Sunday morning political shows almost entirely ignored the unprecedented move by North Carolina Republicans to significantly limit the executive powers of the incoming Democratic governor.
On December 14, Republicans in the North Carolina state legislature launched a three-day special session for the sole purpose of introducing “a flurry of bills … to undermine [incoming Democratic Governor Roy] Cooper by stripping him of his ability to make key appointments to state and local boards and mandating, for the first time, legislative approval of his cabinet,” The New York Times reported. The Times added that the “significant shackling of the governor’s authority” may result in lawsuits from the incoming administration against the state legislature.
CNN.com reported that the Republican legislature's “unprecedented power grab” includes legislation to “block Cooper from appointing any members to the state Board of Education and to the board of trustees for the University of North Carolina system,” and to slow lawsuits from reaching the majority Democratic-appointed state Supreme Court. The legislation also will revert to a partisan election process for filling vacancies at appellate level state courts.
Despite North Carolina Republicans’ “brazen bid for permanent power,” the Sunday morning political shows of December 18 all but ignored their unprecedented actions.

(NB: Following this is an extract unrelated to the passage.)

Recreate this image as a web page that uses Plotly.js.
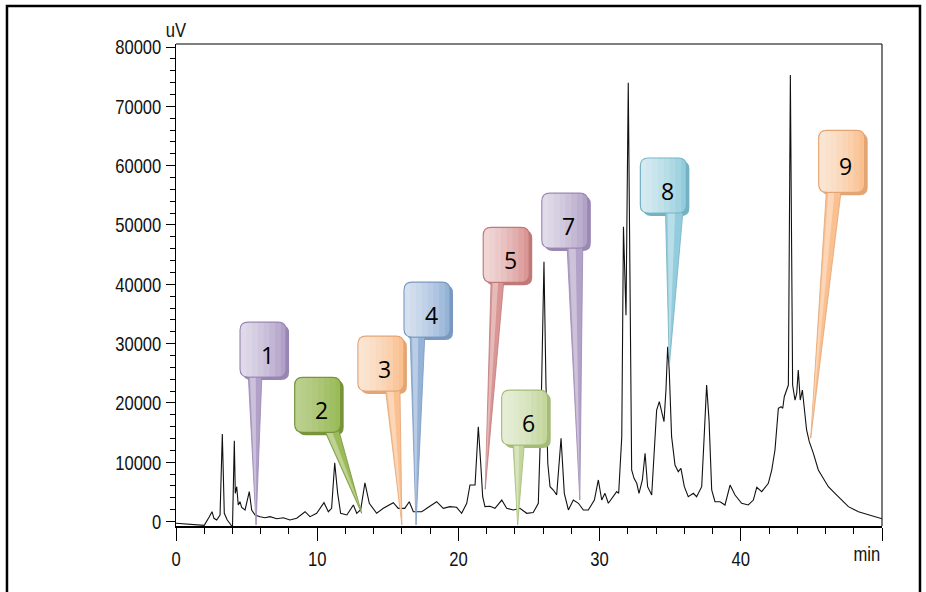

A Media Matters review of ABC’s This Week, CBS’ Face the Nation, NBC’s Meet the Press, CNN’s State of the Union, and Fox Broadcasting Co.’s Fox News Sunday found that only Meet the Press discussed the situation in one brief segment that lasted less than three minutes.

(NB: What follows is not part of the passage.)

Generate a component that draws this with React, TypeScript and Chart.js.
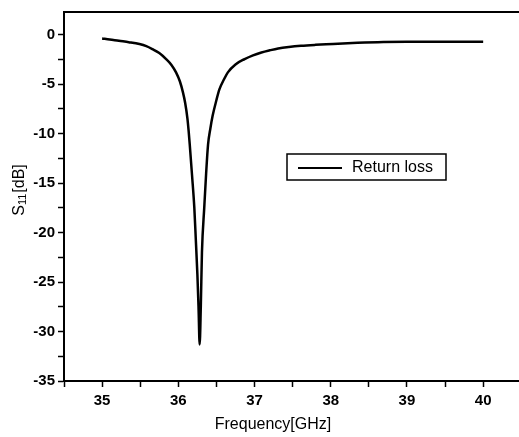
import React, { useEffect, useRef } from "react";
import { Chart, registerables } from "chart.js";

Chart.register(...registerables);

const frequencyGHz = [
  35.0, 35.1, 35.22, 35.35, 35.49, 35.58, 35.66, 35.75, 35.84, 35.91, 35.97, 36.02, 36.06, 36.09,
  36.12, 36.135, 36.15, 36.18, 36.21, 36.23, 36.25, 36.265, 36.28, 36.295, 36.31, 36.34, 36.365,
  36.39, 36.42, 36.45, 36.5, 36.54, 36.6, 36.65, 36.75, 36.87, 36.98, 37.09, 37.2, 37.31, 37.45,
  37.61, 37.8, 38.03, 38.35, 38.69, 39.0, 39.5, 40.0,
];
const returnLossDb = [
  -0.37, -0.47, -0.61, -0.75, -0.94, -1.15, -1.45, -1.85, -2.46, -3.05, -3.8, -4.7, -5.8, -6.9,
  -8.5, -9.7, -11.1, -14.2, -17.5, -20.8, -24.2, -27.5, -31.3, -27.5, -22.0, -17.5, -14.0,
  -11.1, -9.5, -8.2, -6.6, -5.5, -4.5, -3.8, -3.0, -2.46, -2.08, -1.79, -1.57, -1.38, -1.23,
  -1.11, -1.02, -0.94, -0.82, -0.73, -0.7, -0.7, -0.71,
];
const seriesLabel = "Return loss";
const xTitle = "Frequency[GHz]";
const yTitleMain = "S";
const yTitleSub = "11";
const yTitleUnit = "[dB]";

const FONT = '"Liberation Sans", Arial, sans-serif';

const decor = {
  id: "decor",
  afterDraw(chart: any) {
    const { ctx, chartArea } = chart;
    ctx.save();
    ctx.strokeStyle = "#000";
    ctx.lineWidth = 2;
    ctx.beginPath();
    ctx.moveTo(chartArea.left - 1, chartArea.top);
    ctx.lineTo(chartArea.right, chartArea.top);
    ctx.stroke();

    // x title
    ctx.fillStyle = "#000";
    ctx.font = `16px ${FONT}`;
    ctx.textAlign = "center";
    ctx.textBaseline = "middle";
    ctx.fillText(xTitle, 273, 425);

    // y title with subscript
    ctx.save();
    ctx.translate(20, 190);
    ctx.rotate(-Math.PI / 2);
    ctx.textAlign = "left";
    ctx.textBaseline = "middle";
    const big = `16px ${FONT}`;
    const small = `11px ${FONT}`;
    ctx.font = big;
    const w1 = ctx.measureText(yTitleMain).width;
    const w3 = ctx.measureText(yTitleUnit).width;
    ctx.font = small;
    const w2 = ctx.measureText(yTitleSub).width;
    let x = -(w1 + w2 + w3 + 1) / 2;
    ctx.font = big;
    ctx.fillText(yTitleMain, x, 0);
    x += w1;
    ctx.font = small;
    ctx.fillText(yTitleSub, x, 3);
    x += w2 + 1;
    ctx.font = big;
    ctx.fillText(yTitleUnit, x, 0);
    ctx.restore();

    // legend
    ctx.lineWidth = 1.5;
    ctx.strokeRect(287, 154, 159, 26);
    ctx.lineWidth = 2;
    ctx.beginPath();
    ctx.moveTo(298, 168);
    ctx.lineTo(342, 168);
    ctx.stroke();
    ctx.font = `16px ${FONT}`;
    ctx.textAlign = "left";
    ctx.textBaseline = "middle";
    ctx.fillText(seriesLabel, 352, 168);
    ctx.restore();
  },
};

export default function App() {
  const ref = useRef<HTMLCanvasElement | null>(null);
  useEffect(() => {
    document.body.style.margin = "0";
    if (!ref.current) return;
    const chart = new Chart(ref.current, {
      type: "line",
      data: {
        datasets: [
          {
            label: seriesLabel,
            data: frequencyGHz.map((f, i) => ({ x: f, y: returnLossDb[i] })),
            borderColor: "#000",
            borderWidth: 2.5,
            pointRadius: 0,
            fill: false,
            cubicInterpolationMode: "monotone",
          },
        ],
      },
      options: {
        animation: false,
        responsive: true,
        maintainAspectRatio: false,
        layout: { padding: { top: 11, right: 0, left: 0, bottom: 0 } },
        plugins: { legend: { display: false }, tooltip: { enabled: false } },
        scales: {
          x: {
            type: "linear",
            min: 34.5,
            max: 40.47,
            afterFit: (s: any) => {
              s.height = 56;
            },
            border: { display: true, color: "#000", width: 2 },
            grid: { drawOnChartArea: false, drawTicks: true, tickLength: 6, tickColor: "#000", tickWidth: 1.5 },
            ticks: {
              stepSize: 0.5,
              includeBounds: false,
              autoSkip: false,
              maxRotation: 0,
              padding: 5,
              color: "#000",
              font: { family: FONT, size: 15, weight: "bold" },
              callback: (v: any) => (Number.isInteger(v) ? String(v) : ""),
            },
          },
          y: {
            type: "linear",
            min: -35,
            max: 2.3,
            afterFit: (s: any) => {
              s.width = 64;
            },
            border: { display: true, color: "#000", width: 2 },
            grid: { drawOnChartArea: false, drawTicks: true, tickLength: 6, tickColor: "#000", tickWidth: 1.5 },
            ticks: {
              stepSize: 2.5,
              includeBounds: false,
              autoSkip: false,
              padding: 3,
              color: "#000",
              font: { family: FONT, size: 15, weight: "bold" },
              callback: (v: any) => (Number(v) % 5 === 0 ? String(v) : ""),
            },
          },
        },
      },
      plugins: [decor],
    });
    return () => chart.destroy();
  }, []);
  return (
    <div style={{ position: "absolute", left: 0, top: 0, width: 519, height: 437 }}>
      <canvas ref={ref} />
    </div>
  );
}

Host Chuck Todd opened a discussion on Meet the Press about the events in North Carolina by describing them as “perfectly legal” due to Republicans’ “veto-proof majority.” (In fact, a legal challenge against North Carolina Republicans’ actions may be looming.) The segment also featured misinformation from CNBC’s Rick Santelli, a right-wing commentator sometimes credited for “launching the tea party movement,” who bizarrely transformed a story about a state political party’s power grab into a complaint that “the federal government gets too much control in various states.”
Other national and internet media outlets have given this story the detailed reporting and thoughtful analysis it demands. Slate’s Mark Joseph Stern wrote that the “last-minute power grab marks an alarming departure from basic democratic norms” and is “a blatant attempt to overturn the results of an election by curtailing judicial independence and restructuring the government to seize authority lawfully delegated to the incoming Democratic governor.” The New York Times and Washington Post editorial boards excoriated North Carolina Republicans’ "novel strategy to subvert the will of the voters" in a “graceless power grab.” And as elections law expert Rick Hasen explained, some of the measures are so extreme that they could spur “potential Voting Rights Act and federal constitutional challenges” on the basis that “the legislature would potentially be diluting minority voting power and making minority voters worse off."

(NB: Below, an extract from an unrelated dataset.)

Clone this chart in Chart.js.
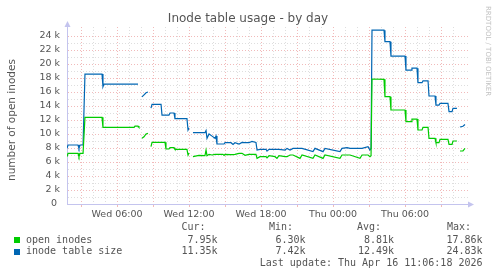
<!DOCTYPE html>
<html>
<head>
<meta charset="utf-8">
<script src="https://cdn.jsdelivr.net/npm/chart.js@4"></script>
<style>
  html, body { margin: 0; padding: 0; background: #fff; }
  #chart { display: block; }
</style>
</head>
<body>
<canvas id="chart" width="497" height="276"></canvas>
<script>
// hours since Wed 00:00 (one munin sample every 5 min, only the turning points kept)
const hours = [
    1.83, 1.92, 2.75, 2.83, 2.92, 3.17, 3.33, 4.75, 4.83, 4.92,
    7.42, 7.5, 7.75, 7.83, 7.92, 8.08, 8.25, 8.42, 8.58, 8.67,
    8.83, 8.92, 9.67, 9.75, 10.0, 10.08, 10.33, 10.42, 10.75, 10.83,
    11.83, 11.92, 12.0, 12.08, 12.33, 12.83, 13.33, 13.42, 13.5, 13.67,
    13.92, 14.17, 14.25, 14.33, 14.83, 14.92, 15.0, 15.5, 15.67, 15.83,
    16.17, 16.42, 16.67, 17.0, 17.25, 17.58, 17.67, 17.92, 18.42, 18.5,
    18.67, 19.17, 19.33, 19.5, 20.0, 20.17, 20.42, 20.67, 21.25, 21.42,
    22.33, 22.5, 23.17, 23.33, 24.58, 24.75, 25.17, 25.42, 26.25, 26.42,
    26.92, 27.08, 27.17, 27.25, 28.25, 28.33, 28.75, 28.83, 30.0, 30.08,
    30.5, 30.58, 31.0, 31.08, 31.42, 31.5, 31.92, 32.0, 32.5, 32.58,
    32.83, 32.92, 33.58, 33.67, 33.92, 34.0, 34.33, 34.42, 34.58, 34.83,
    35.0
];

// thousands of inodes
const openInodes = [
    6.76, 7.24, 7.24, 6.76, 7.24, 7.24, 12.38, 12.38, 10.95, 10.95,
    10.95, 11.14, 11.14, 10.95, null, 9.4, 9.6, 10.0, 10.1, null,
    8.2, 8.81, 8.81, 8.81, 8.81, 7.86, 7.86, 8.05, 8.05, 7.81,
    7.81, 7.0, 7.3, null, 6.76, 6.95, 6.9, 7.71, 6.9, 7.1,
    7.0, 7.1, 7.1, 7.1, 7.1, 6.95, 7.1, 7.05, 7.05, 7.1,
    7.24, 7.24, 6.95, 7.1, 7.1, 7.1, 6.52, 6.76, 6.76, 6.6,
    6.9, 6.76, 6.52, 6.9, 6.76, 6.76, 7.0, 7.0, 6.52, 7.0,
    6.52, 7.0, 6.52, 7.0, 6.52, 7.0, 7.0, 7.0, 6.52, 7.0,
    7.0, 6.76, 6.9, 17.86, 17.81, 15.33, 15.33, 13.43, 13.43, 11.76,
    11.76, 12.14, 12.14, 10.57, 10.57, 10.95, 10.95, 9.38, 9.38, 8.76,
    8.76, 9.24, 9.24, 8.53, 8.53, 9.0, 9.0, null, 7.57, 7.6,
    7.95
];

const tableSize = [
    7.95, 8.43, 8.43, 7.95, 8.43, 8.43, 18.57, 18.57, 16.76, 17.14,
    17.14, 17.14, 17.14, 17.14, null, 15.3, 15.6, 15.9, 16.0, null,
    13.7, 14.24, 14.24, 12.7, 12.7, 12.7, 12.7, 13.0, 13.0, 12.2,
    12.2, 10.57, 10.85, null, 10.19, 10.19, 10.19, 10.5, 9.38, 10.0,
    9.7, 9.38, 9.7, 8.57, 8.57, 8.57, 8.76, 8.76, 8.5, 8.76,
    8.57, 8.8, 8.76, 8.76, 8.95, 8.8, 7.71, 7.81, 7.81, 7.55,
    7.81, 7.81, 7.81, 7.81, 7.71, 7.95, 7.71, 7.95, 7.95, 7.95,
    7.48, 7.95, 7.48, 7.95, 7.48, 7.95, 8.05, 7.95, 7.95, 7.95,
    8.2, 7.71, 7.95, 24.83, 24.83, 23.19, 23.19, 21.14, 21.14, 19.14,
    19.14, 19.4, 19.4, 17.33, 17.33, 17.6, 17.6, 15.43, 15.43, 14.14,
    14.14, 14.38, 14.38, 13.19, 13.19, 13.67, 13.67, null, 11.0, 11.1,
    11.35
];

const tickHours = [6, 12, 18, 24, 30];
const tickLabels = ['Wed 06:00', 'Wed 12:00', 'Wed 18:00', 'Thu 00:00', 'Thu 06:00'];

const seriesNames = ['open inodes', 'inode table size'];
const seriesColors = ['#00cc00', '#0066b3'];
const curValues = ['7.95k', '11.35k'];
const minValues = ['6.30k', '7.42k'];
const avgValues = ['8.81k', '12.49k'];
const maxValues = ['17.86k', '24.83k'];

const MAJOR = 'rgba(232, 140, 140, 0.6)';
const MINOR = 'rgba(200, 200, 200, 0.6)';
const AXIS = '#c4c4ee';
const TEXT = '#555';

const toPoints = (vals) => hours.map((h, i) => ({ x: h, y: vals[i] }));

// title, axis title, legend table and the axis arrows
const muninDecor = {
    id: 'muninDecor',
    afterDraw(chart) {
        const ctx = chart.ctx;
        const area = chart.chartArea;
        ctx.save();

        // arrows
        ctx.fillStyle = AXIS;
        ctx.beginPath();
        ctx.moveTo(area.right + 6, area.bottom + 0.5);
        ctx.lineTo(area.right, area.bottom - 2.5);
        ctx.lineTo(area.right, area.bottom + 3.5);
        ctx.fill();
        ctx.beginPath();
        ctx.moveTo(area.left + 0.5, area.top - 6);
        ctx.lineTo(area.left - 2.5, area.top);
        ctx.lineTo(area.left + 3.5, area.top);
        ctx.fill();
        ctx.strokeStyle = AXIS;
        ctx.beginPath();
        ctx.moveTo(area.right, area.bottom + 0.5);
        ctx.lineTo(area.right + 2, area.bottom + 0.5);
        ctx.stroke();

        ctx.fillStyle = TEXT;
        ctx.textBaseline = 'middle';
        ctx.textAlign = 'center';
        ctx.font = '12px "DejaVu Sans"';
        ctx.fillText('Inode table usage - by day', 248, 19);

        ctx.save();
        ctx.translate(12, 120);
        ctx.rotate(-Math.PI / 2);
        ctx.font = '10.5px "DejaVu Sans"';
        ctx.fillText('number of open inodes', 0, 0);
        ctx.restore();

        ctx.save();
        ctx.translate(488, 6);
        ctx.rotate(Math.PI / 2);
        ctx.textAlign = 'left';
        ctx.fillStyle = '#c2c2c2';
        ctx.font = '7px "DejaVu Sans"';
        ctx.fillText('RRDTOOL / TOBI OETIKER', 0, 0);
        ctx.restore();

        // legend table
        ctx.font = '10px "DejaVu Sans Mono"';
        ctx.textAlign = 'left';
        ctx.fillText('Cur:', 181.5, 227);
        ctx.fillText('Min:', 269, 227);
        ctx.fillText('Avg:', 357, 227);
        ctx.fillText('Max:', 447, 227);
        const rowY = [240, 251.7];
        const cols = [[curValues, 217.5], [minValues, 305.5], [avgValues, 394], [maxValues, 482.5]];
        seriesNames.forEach((name, i) => {
            ctx.fillStyle = seriesColors[i];
            ctx.fillRect(14, Math.round(rowY[i]) - 3, 6, 6);
            ctx.fillStyle = TEXT;
            ctx.textAlign = 'left';
            ctx.fillText(name, 26, rowY[i]);
            ctx.textAlign = 'right';
            cols.forEach(([vals, x]) => ctx.fillText(vals[i], x, rowY[i]));
        });
        ctx.textAlign = 'right';
        ctx.fillText('Last update: Thu Apr 16 11:06:18 2026', 482.5, 263.5);

        ctx.restore();
    }
};

new Chart(document.getElementById('chart'), {
    type: 'line',
    data: {
        datasets: [
            {
                label: seriesNames[0],
                data: toPoints(openInodes),
                borderColor: seriesColors[0],
                borderWidth: 1.2,
                pointRadius: 0,
                tension: 0,
                spanGaps: false
            },
            {
                label: seriesNames[1],
                data: toPoints(tableSize),
                borderColor: seriesColors[1],
                borderWidth: 1.2,
                pointRadius: 0,
                tension: 0,
                spanGaps: false
            }
        ]
    },
    options: {
        responsive: false,
        animation: false,
        devicePixelRatio: 1,
        layout: { padding: { left: 0, top: 27, right: 29, bottom: 52 } },
        plugins: {
            legend: { display: false },
            tooltip: { enabled: false },
            title: { display: false }
        },
        scales: {
            x: {
                type: 'linear',
                min: 1.833,
                max: 35.25,
                afterFit: (scale) => { scale.height = 20; },
                ticks: {
                    stepSize: 1,
                    autoSkip: false,
                    maxRotation: 0,
                    padding: 2,
                    color: TEXT,
                    font: { family: 'DejaVu Sans', size: 9.5 },
                    callback: (v) => {
                        const k = tickHours.indexOf(v);
                        return k >= 0 ? tickLabels[k] : '';
                    }
                },
                grid: {
                    drawTicks: true,
                    tickLength: 3,
                    lineWidth: 1,
                    color: (c) => {
                        const v = c.tick && c.tick.value;
                        if (!Number.isInteger(v)) return 'transparent';
                        return v % 3 === 0 ? MAJOR : MINOR;
                    },
                    tickColor: (c) => {
                        const v = c.tick && c.tick.value;
                        return Number.isInteger(v) && v % 3 === 0 ? MAJOR : 'transparent';
                    }
                },
                border: { display: true, color: AXIS, width: 1, dash: [1, 2] }
            },
            y: {
                min: 0,
                max: 25.29,
                afterFit: (scale) => { scale.width = 67; },
                ticks: {
                    stepSize: 1,
                    autoSkip: false,
                    padding: 7,
                    color: TEXT,
                    font: { family: 'DejaVu Sans', size: 9.5 },
                    callback: (v) => {
                        if (!Number.isInteger(v) || v % 2 !== 0) return '';
                        return v === 0 ? '0 ' : v + ' k';
                    }
                },
                grid: {
                    drawTicks: false,
                    lineWidth: 1,
                    color: (c) => {
                        const v = c.tick && c.tick.value;
                        if (!Number.isInteger(v) || v === 0) return 'transparent';
                        return v % 2 === 0 ? MAJOR : MINOR;
                    }
                },
                border: { display: true, color: AXIS, width: 1, dash: [1, 2] }
            }
        }
    },
    plugins: [muninDecor]
});
</script>
</body>
</html>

Nonetheless, Sunday shows appear to be following the poor example set by broadcast news shows, which Media Matters previously found completely ignored the story for several days.
Methodology:
Media Matters searched Snapstream and iQ Media for mentions of “North Carolina” on the December 18 editions of CNN’s State of the Union, ABC’s This Week, CBS’ Face the Nation, NBC’s Meet the Press, and Fox Broadcasting Co.’s Fox News Sunday.